This invention relates to acoustical structures generally and, more particularly, to a strong, lightweight composite panel capable of absorbing sound so as to reduce sound reflected from or transmitted through the panel.
Various space dividers of prefabricated composite panels are commonly used in commercial buildings for dividing an interior space into work areas. Such space dividers may include a frame for reinforcing the panels and a stand or legs for supporting the panels in a vertical plane. These space dividers have proven effective in providing privacy within a building while improving the interior appearance of the work space. The composite panels used in such space dividers may be provided with soft exterior finishes to absorb sound, for example, by covering with carpeting or fabric, or may be provided with a decorative covering material to improve their appearance.
Similar prefabricated composite panels are commonly used as ceiling tiles, wall panels, bulletin boards, partitions or enclosures, and other building elements. Each of these applications has particular requirements favoring a somewhat different acoustical structure. For example, structural rigidity, strength, fire resistance, thermal insulating ability, impact resistance, and smoothness or tackability of the surface may be required in addition to the ability to reduce transmitted or reflected sound. Mounting requirements may create particular problems.
Various structures have been proposed to provide a prefabricated panel capable of absorbing a high percentage of incident sound, i.e., sound directed normal to the panel or at other angles of incidence. One approach has been to provide a homogeneous fiberglass core reinforced by a rectangular perimeter frame and having a fabric covering. However, such panels do not possess sufficient strength and rigidity for many applications. Other panel designs have utilized a laminated honeycomb structure to reinforce a sound deadening material to provide a lightweight semi-rigid panel, such as that proposed in U.S. Pat. No. 3,021,916.
Such panels having a honeycomb core are normally laminated or faced by a hot press or cold press method. In each case, an adhesive is applied to the facing and/or to the honeycomb core before the laminations of the panels are stacked and exposed to pressure while the adhesive cures. A hot press is used if the adhesive must be cured at high temperatures. In some cases, the core is crimped to provide a glue shelf for the application of the adhesive. However, the adhesives of such panels inhibit the sound absorbing qualities of the panels and do not provide adequate resistance to delamination in shear when the panels are subjected to bending.

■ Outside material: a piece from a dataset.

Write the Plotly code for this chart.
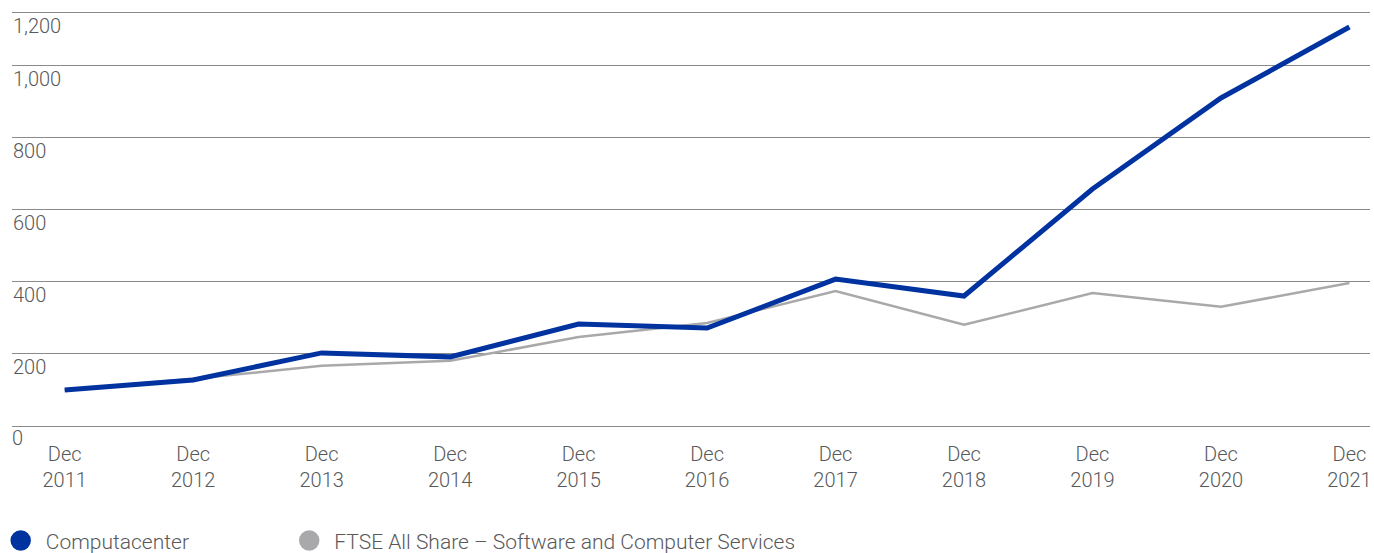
import plotly.graph_objects as go

years = ["2011", "2012", "2013", "2014", "2015", "2016", "2017", "2018", "2019", "2020", "2021"]
tick_labels = ["Dec<br>" + y for y in years]
computacenter = [100, 128, 203, 192, 283, 272, 408, 361, 658, 911, 1108]
ftse_software = [100, 131, 167, 181, 247, 286, 375, 281, 369, 331, 397]
y_ticks = [200, 400, 600, 800, 1000]
y_tick_text = ["200", "400", "600", "800", "1,000"]
y_top = 1147
y_top_text = "1,200"

BLUE = "#0033a0"
GREY = "#a9a9ab"
GRID = "#8a8a8c"
TEXT = "#58595b"
FONT = "Roboto"

xs = list(range(len(years)))

fig = go.Figure()
fig.add_trace(go.Scatter(x=xs, y=ftse_software, mode="lines",
                         line=dict(color=GREY, width=2.5), showlegend=False))
fig.add_trace(go.Scatter(x=xs, y=computacenter, mode="lines",
                         line=dict(color=BLUE, width=5), showlegend=False))
# legend entries with circle markers
fig.add_trace(go.Scatter(x=[None], y=[None], mode="markers", name=" Computacenter",
                         marker=dict(color=BLUE, size=16, line=dict(color=BLUE, width=4.5)),
                         legend="legend"))
fig.add_trace(go.Scatter(x=[None], y=[None], mode="markers",
                         name=" FTSE All Share – Software and Computer Services",
                         marker=dict(color=GREY, size=16, line=dict(color=GREY, width=4.5)),
                         legend="legend2"))

tick_font = dict(family=FONT, size=20, color=TEXT, weight=300)
legend_font = dict(family=FONT, size=21, color=TEXT, weight=300)

fig.update_layout(
    width=1374, height=553,
    margin=dict(l=12, r=4, t=13, b=127, autoexpand=False),
    plot_bgcolor="white", paper_bgcolor="white",
    font=tick_font,
    xaxis=dict(
        range=[-0.41, 10.16],
        tickvals=xs, ticktext=tick_labels,
        showgrid=False, zeroline=False,
        showline=True, mirror=True, linecolor=GRID, linewidth=1.3,
        ticks="", ticklabelstandoff=10,
        tickfont=tick_font,
    ),
    yaxis=dict(
        range=[0, y_top],
        tickvals=y_ticks + [y_top - 0.5], ticktext=y_tick_text + [y_top_text],
        showgrid=True, gridcolor=GRID, gridwidth=1.3,
        zeroline=False, showline=False,
        ticklabelposition="inside", ticklabelshift=13, ticklabelstandoff=-2,
        tickfont=tick_font,
    ),
    annotations=[dict(
        text="0", xref="paper", yref="y", x=0, y=0,
        xanchor="left", yanchor="middle", yshift=-12, xshift=-2,
        showarrow=False, font=tick_font,
    )],
    legend=dict(
        orientation="h", xref="container", yref="container",
        x=0.0005, y=0.022, xanchor="left", yanchor="middle",
        font=legend_font, itemsizing="trace",
    ),
    legend2=dict(
        orientation="h", xref="container", yref="container",
        x=0.2105, y=0.022, xanchor="left", yanchor="middle",
        font=legend_font, itemsizing="trace",
    ),
)

fig.write_html("out.html")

Another proposed panel construction is an assembly of separate layers of homogeneous fiberglass of different densities. For example, such a panel might have a fabric covering, a 1/8 inch layer of compressed fiberglass board, a 3/4 inch layer of low density fiberglass, a 20 gauge metal pan, a second 3/4 inch layer of low density fiberglass, a second 1/8 inch layer of compressed fiberglass board, and a second fabric covering. This type of panel construction is expensive, particularly because the pan must be made of metal to provide the necessary strength and because the finished panel must be assembled of separate layers instead of by insertion of a prefabricated panel board.
It has also been proposed that a honeycomb core be used on opposite sides of a septum or divider, as disclosed in U.S. Pat. No. 4,084,367. The panel structure proposed therein includes apertured sheetmetal skins providing a single, small opening to each cell of the honeycomb core to form Helmholtz resonators for trapping sound energy. However, the sheetmetal skins forming the exterior walls of the Helmholtz resonators reflect a large percentage of the incident sound back into the working area. Furthermore, each of the Helmholtz resonators can only be tuned to absorb a single sound frequency corresponding to the volume of the cell.
A need exists for an improved composite panel structure suitable for use in space dividers, ceiling tiles, wall panels, blackboards or bulletin boards, partitions or enclosures, and other building elements. In addition to enhanced acoustical properties, the structure should provide appropriate structural rigidity, strength, fire resistance, thermal insulating ability and surface texture for each application. The structure should provide improved resistance to delamination in shear and should be suitable for low cost manufacture as a prefabricated panel in various thicknesses and configurations.
It is therefore an object of the present invention to provide a low cost composite panel structure having strength and rigidity and providing improved absorption of sound energy over that which can be obtained with a comparable thickness of homogeneous absorption material. It is a further object of the present invention to provide such a structure having improved absorption capability on one or both sides of a panel in combination with an acoustical barrier to prevent the transmission of sound through the panel. It is a further object of the present invention to provide such a structure with an impact resistant or tackable surface and with various core configurations which may include a molded-in frame.